Calls grow on social media for Saudi jobs protest

Similar appeal was made before the Saudi government restored benefits to civil servants last weekend
By AFP
Thu 27 Apr 2017 02:39 PM

Calls have been growing on social media for Saudi Arabia's jobless to protest on Sunday, after a similar appeal before the government restored benefits to civil servants last weekend.

Demonstrations are banned in the conservative kingdom, and the previous calls for civic action led police to flood Riyadh on April 21.

Media access is also controlled, though Saudis are very active on social media including on Twitter, where many post anonymously with fabricated usernames.

Under the hashtag "Unemployed rally April 30", several Saudi Twitter users posted calls for demonstrations outside government employment offices on Sunday.
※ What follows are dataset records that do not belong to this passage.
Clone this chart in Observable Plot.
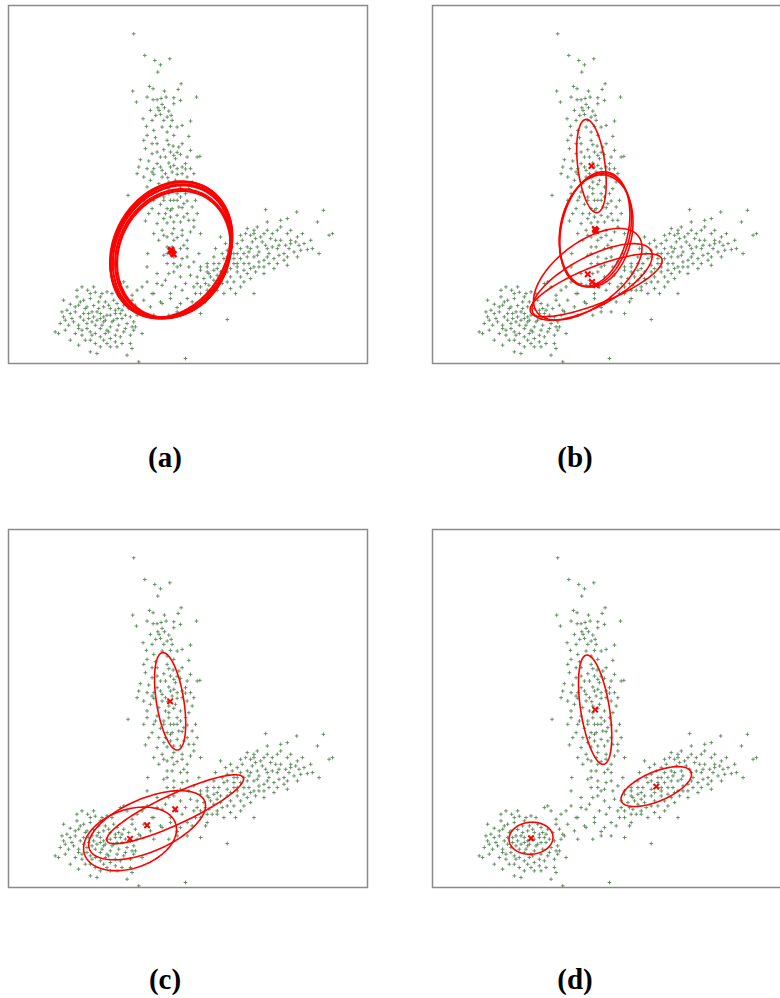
<!DOCTYPE html>
<html>
<head>
<meta charset="utf-8">
<script src="https://cdn.jsdelivr.net/npm/d3@7"></script>
<script src="https://cdn.jsdelivr.net/npm/@observablehq/plot@0.6"></script>
<style>
  html, body { margin: 0; padding: 0; background: #fff; overflow: hidden; }
  #page { position: relative; width: 780px; height: 998px; overflow: hidden; }
  .panel { position: absolute; width: 363px; height: 362px; }
  .panel svg { max-width: none !important; }
  .lab { position: absolute; font-family: "Times New Roman", "Liberation Serif", Tinos, serif; font-weight: bold; font-size: 29px; color: #000; transform: translateX(-50%); line-height: 1; }
</style>
</head>
<body>
<div id="page"></div>
<script>
// ---- Scatter points (same sample in every panel) ----
const tailPts = [[400,100],[433,165],[463,180],[508,175],[480,193],[472,215],[542,250],[533,267],[447,258],[458,265],[397,272],[492,272],[440,290],[470,298],[482,294],[497,290],[588,290],[408,305],[485,312],[472,322],[492,322],[520,310],[540,300],[505,332],[512,345],[480,342],[428,355],[455,360],[570,362],[545,375],[438,378],[485,380],[510,378],[500,395],[458,298],[520,292],[476,330],[466,345],[500,350],[530,380],[460,390],[450,330],[515,360],[490,360]];
const midPts = [[440,405],[465,412],[520,405],[565,408],[470,430],[505,433],[518,437],[545,430],[490,448],[510,455],[530,456],[455,460],[540,462],[420,478],[445,482],[590,470],[598,468],[505,488],[555,490],[520,495],[480,500],[440,505],[460,505],[530,505],[555,506],[570,505],[410,520],[460,522],[495,520],[502,532],[530,522],[545,520],[450,540],[475,550],[505,545],[520,552],[540,560],[430,420],[500,420],[480,470],[525,475],[570,450],[435,445],[560,530],[485,530],[470,490],[515,515],[430,530],[575,545],[495,560],[495,470],[510,500],[485,510],[525,540],[455,515],[545,500],[470,455],[520,465],[455,430],[535,440],[560,470],[415,500],[580,520],[440,560]];
const lowPts = [[383,585],[440,580],[555,580],[490,600],[520,600],[480,612],[535,620],[510,630],[545,622],[560,602],[585,600],[475,640],[490,655],[510,650],[530,645],[435,662],[500,668],[540,665],[565,660],[590,640],[485,690],[520,685],[545,690],[570,695],[500,710],[530,712],[560,720],[600,700],[460,600],[505,580],[470,575],[530,580],[455,625],[500,625],[560,640],[550,610],[520,665],[470,670],[490,705],[545,705],[515,700],[580,680],[460,700],[510,600],[575,620],[505,565],[540,590],[490,590],[530,600],[515,625],[550,650],[495,640],[520,720],[565,565],[465,590],[445,640],[580,660],[475,720],[550,735],[430,600]];
const bridgePts = [[515,740],[540,745],[490,765],[520,770],[442,760],[560,770],[595,760],[500,790],[540,795],[520,815],[565,800],[600,800],[620,790],[625,820],[540,830],[590,830],[470,850],[525,860],[545,870],[580,860],[615,850],[640,840],[560,895],[600,880],[540,910],[620,895],[650,870],[500,740],[560,745],[580,785],[545,775],[505,820],[555,850],[510,880],[575,905],[600,940],[680,958],[530,935],[485,910],[455,880],[600,860],[635,870],[520,790],[500,760],[530,800],[570,825],[585,880],[620,870],[560,935],[495,840],[615,905]];
const rightPts = [[795,628],[888,635],[968,630],[860,655],[840,660],[950,665],[985,705],[995,700],[740,685],[770,680],[800,690],[830,690],[860,700],[890,710],[720,705],[750,705],[780,710],[810,715],[840,720],[870,730],[660,710],[690,720],[710,730],[740,740],[770,740],[800,745],[830,745],[850,760],[880,755],[920,748],[955,760],[645,745],[680,750],[700,760],[730,760],[760,770],[790,780],[820,775],[850,780],[860,795],[640,770],[670,775],[700,790],[730,790],[760,800],[790,800],[620,800],[650,805],[680,815],[710,815],[740,820],[600,810],[630,830],[660,835],[700,845],[730,845],[760,880],[650,860],[670,880],[690,830],[720,775],[745,755],[775,755],[805,760],[835,735],[865,745],[895,735],[785,725],[815,700],[755,725],[725,720],[695,740],[665,760],[640,790],[610,835],[680,795],[710,800],[745,790],[775,785],[805,790],[835,765],[790,820],[750,835],[720,860],[690,865],[660,815],[620,815],[590,850],[840,680],[905,700],[870,690],[800,665],[760,700],[930,720],[815,740],[700,775],[730,810],[765,815],[655,790],[710,760],[740,770],[770,765],[800,770],[830,790],[680,770],[710,790],[750,805],[650,825],[680,845],[625,855],[860,770],[890,770],[900,750],[760,690],[790,700],[675,730],[735,700],[765,715],[795,735],[825,720],[855,735],[885,725],[910,730],[935,745],[720,745],[750,745],[690,805],[720,830],[775,800],[820,805],[665,850],[705,880],[640,810],[870,720]];
const leftPts = [[245,860],[262,870],[285,876],[230,890],[250,900],[270,895],[300,890],[190,900],[210,912],[235,915],[260,920],[280,916],[310,920],[330,925],[350,910],[200,930],[225,935],[250,940],[275,935],[300,940],[320,945],[345,940],[365,930],[385,925],[405,915],[420,935],[190,950],[215,955],[240,950],[265,955],[290,960],[315,960],[340,960],[365,955],[390,950],[180,970],[205,975],[235,975],[260,970],[285,975],[310,965],[330,980],[355,975],[380,970],[165,995],[195,990],[235,985],[270,995],[300,985],[325,995],[350,990],[375,985],[400,990],[425,1000],[245,1005],[270,1020],[300,1010],[330,1015],[360,1010],[390,1005],[235,1035],[270,1055],[300,1040],[320,1030],[350,1040],[380,1065],[390,1030],[415,1085],[555,1075],[360,850],[380,860],[315,905],[295,925],[340,900],[255,925],[280,950],[305,975],[330,945],[355,925],[375,945],[400,965],[285,1000],[315,1000],[345,1025],[260,985],[220,965],[175,1000],[410,945],[395,900],[280,860],[320,875],[270,880],[295,905],[325,915],[240,905],[265,940],[290,935],[310,950],[335,965],[360,940],[250,960],[275,965],[300,955],[320,990],[345,1005],[370,995],[225,1000],[255,1020],[285,1030],[310,1020],[210,940],[350,955],[395,980],[230,870],[305,880],[345,930],[370,915],[195,960],[245,990],[275,1005],[330,1040],[365,1030],[290,1060],[210,1020],[395,1045],[185,935],[225,920],[335,880],[405,980]];
const gapPts = [[440,845],[460,880],[485,855],[410,870],[430,900],[450,920],[480,905],[510,895],[530,922],[505,945],[460,945],[415,930],[370,845],[395,885],[470,820],[440,800],[425,860]];

// ---- Fitted Gaussian components: centre, semi-axes, tilt (degrees) ----
const ellipsesA = [
  {cx:513, cy:750, a:215, b:170, ang:60},
  {cx:515, cy:755, a:208, b:168, ang:62},
  {cx:510, cy:752, a:212, b:165, ang:58},
  {cx:518, cy:760, a:200, b:166, ang:63},
  {cx:512, cy:748, a:214, b:172, ang:61},
  {cx:520, cy:762, a:196, b:163, ang:64}
];
const ellipsesB = [
  {cx:501, cy:497, a:141, b:41, ang:97},
  {cx:513, cy:689, a:173, b:104, ang:78},
  {cx:515, cy:692, a:170, b:108, ang:80},
  {cx:511, cy:686, a:175, b:100, ang:77},
  {cx:490, cy:822, a:190, b:96, ang:37},
  {cx:515, cy:855, a:212, b:55, ang:22},
  {cx:503, cy:845, a:200, b:75, ang:28}
];
const ellipsesC = [
  {cx:509, cy:531, a:148, b:41, ang:99},
  {cx:524, cy:855, a:225, b:45, ang:25},
  {cx:440, cy:903, a:187, b:80, ang:23},
  {cx:389, cy:944, a:144, b:88, ang:19}
];
const ellipsesD = [
  {cx:512, cy:556, a:166, b:43, ang:99},
  {cx:695, cy:787, a:113, b:44, ang:23},
  {cx:320, cy:942, a:66, b:48, ang:5}
];
const panelLabels = ["(a)", "(b)", "(c)", "(d)"];

const points = [...tailPts, ...midPts, ...lowPts, ...bridgePts, ...rightPts, ...leftPts, ...gapPts].map(([x, y]) => ({x, y}));

function outline(list) {
  const out = [];
  list.forEach((e, id) => {
    const p = e.ang * Math.PI / 180;
    for (let i = 0; i <= 160; i++) {
      const t = i / 160 * 2 * Math.PI;
      out.push({id,
        x: e.cx + e.a * Math.cos(p) * Math.cos(t) - e.b * Math.sin(p) * Math.sin(t),
        y: e.cy - (e.a * Math.sin(p) * Math.cos(t) + e.b * Math.cos(p) * Math.sin(t))});
    }
  });
  return out;
}

function panel(list, sw) {
  return Plot.plot({
    width: 363, height: 362,
    marginLeft: 2, marginRight: 2, marginTop: 2, marginBottom: 2,
    style: {maxWidth: "none"},
    x: {domain: [25, 1100], axis: null},
    y: {domain: [15, 1090], reverse: true, axis: null},
    marks: [
      Plot.frame({stroke: "#8a8a8a", strokeWidth: 1.5}),
      Plot.dot(points, {x: "x", y: "y", symbol: "plus", r: 1.3, stroke: "#5a8a5a", strokeWidth: 0.9}),
      Plot.line(outline(list), {x: "x", y: "y", z: "id", stroke: "#ff0000", strokeWidth: sw, curve: "linear"}),
      Plot.dot(list, {x: "cx", y: "cy", symbol: "times", r: 2.6, stroke: "#ff0000", strokeWidth: 2})
    ]
  });
}

const page = document.getElementById("page");
const specs = [
  {list: ellipsesA, sw: 2.2, left: 6, top: 3, lx: 165, ly: 443},
  {list: ellipsesB, sw: 1.6, left: 430, top: 3, lx: 575, ly: 443},
  {list: ellipsesC, sw: 1.6, left: 6, top: 527, lx: 165, ly: 965},
  {list: ellipsesD, sw: 1.6, left: 430, top: 527, lx: 575, ly: 965}
];
specs.forEach((s, i) => {
  const div = document.createElement("div");
  div.className = "panel";
  div.style.left = s.left + "px";
  div.style.top = s.top + "px";
  div.appendChild(panel(s.list, s.sw));
  page.appendChild(div);
  const lab = document.createElement("div");
  lab.className = "lab";
  lab.style.left = s.lx + "px";
  lab.style.top = s.ly + "px";
  lab.textContent = panelLabels[i];
  page.appendChild(lab);
});
</script>
</body>
</html>
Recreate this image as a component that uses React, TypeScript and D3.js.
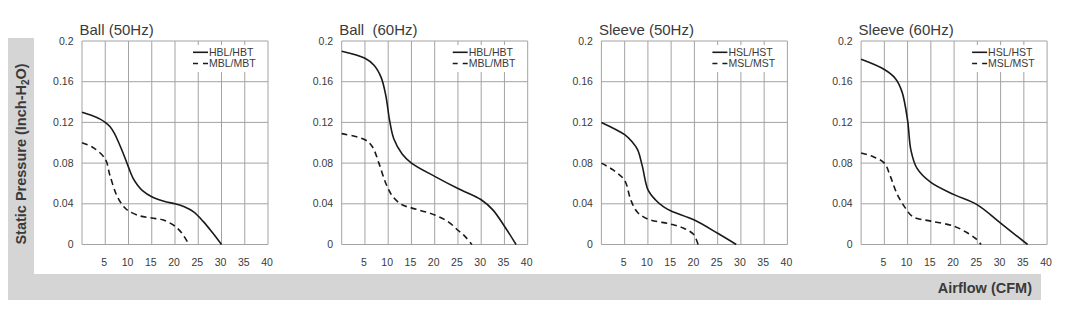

"Because of the April 21st movement, the benefits were returned, my brother citizen do not deprive yourself and come out on April 30, may God assist you to overcome your troubles," wrote one Twitter user under the name @Hussain_Khalid.

Another using the hashtag wrote "we are only looking for jobs," while another posted: "We're not Daesh, we're not with Iran, all we want is to be employed, nothing else."

The comment referred to Saudi Arabia's regional rival Iran and the jihadist Islamic State group, known by the Arabic acronym Daesh.

A post from another user accused the government of spending money on projects abroad while it is "in deficit to the people" at home.

The new campaign appeared modelled on a similar movement on social media that had called for demonstrations last Friday over a range of political and economic issues.

There were no signs of major demonstrations on Friday and the Sabq online newspaper, which is close to authorities, reported that the day had passed quietly with no protests.

But on Saturday King Salman announced an end to austerity measures that Saudi authorities had imposed in September - including a freeze on salaries and limited benefits for civil servants - as part of austerity measures following a collapse in global oil prices since 2014.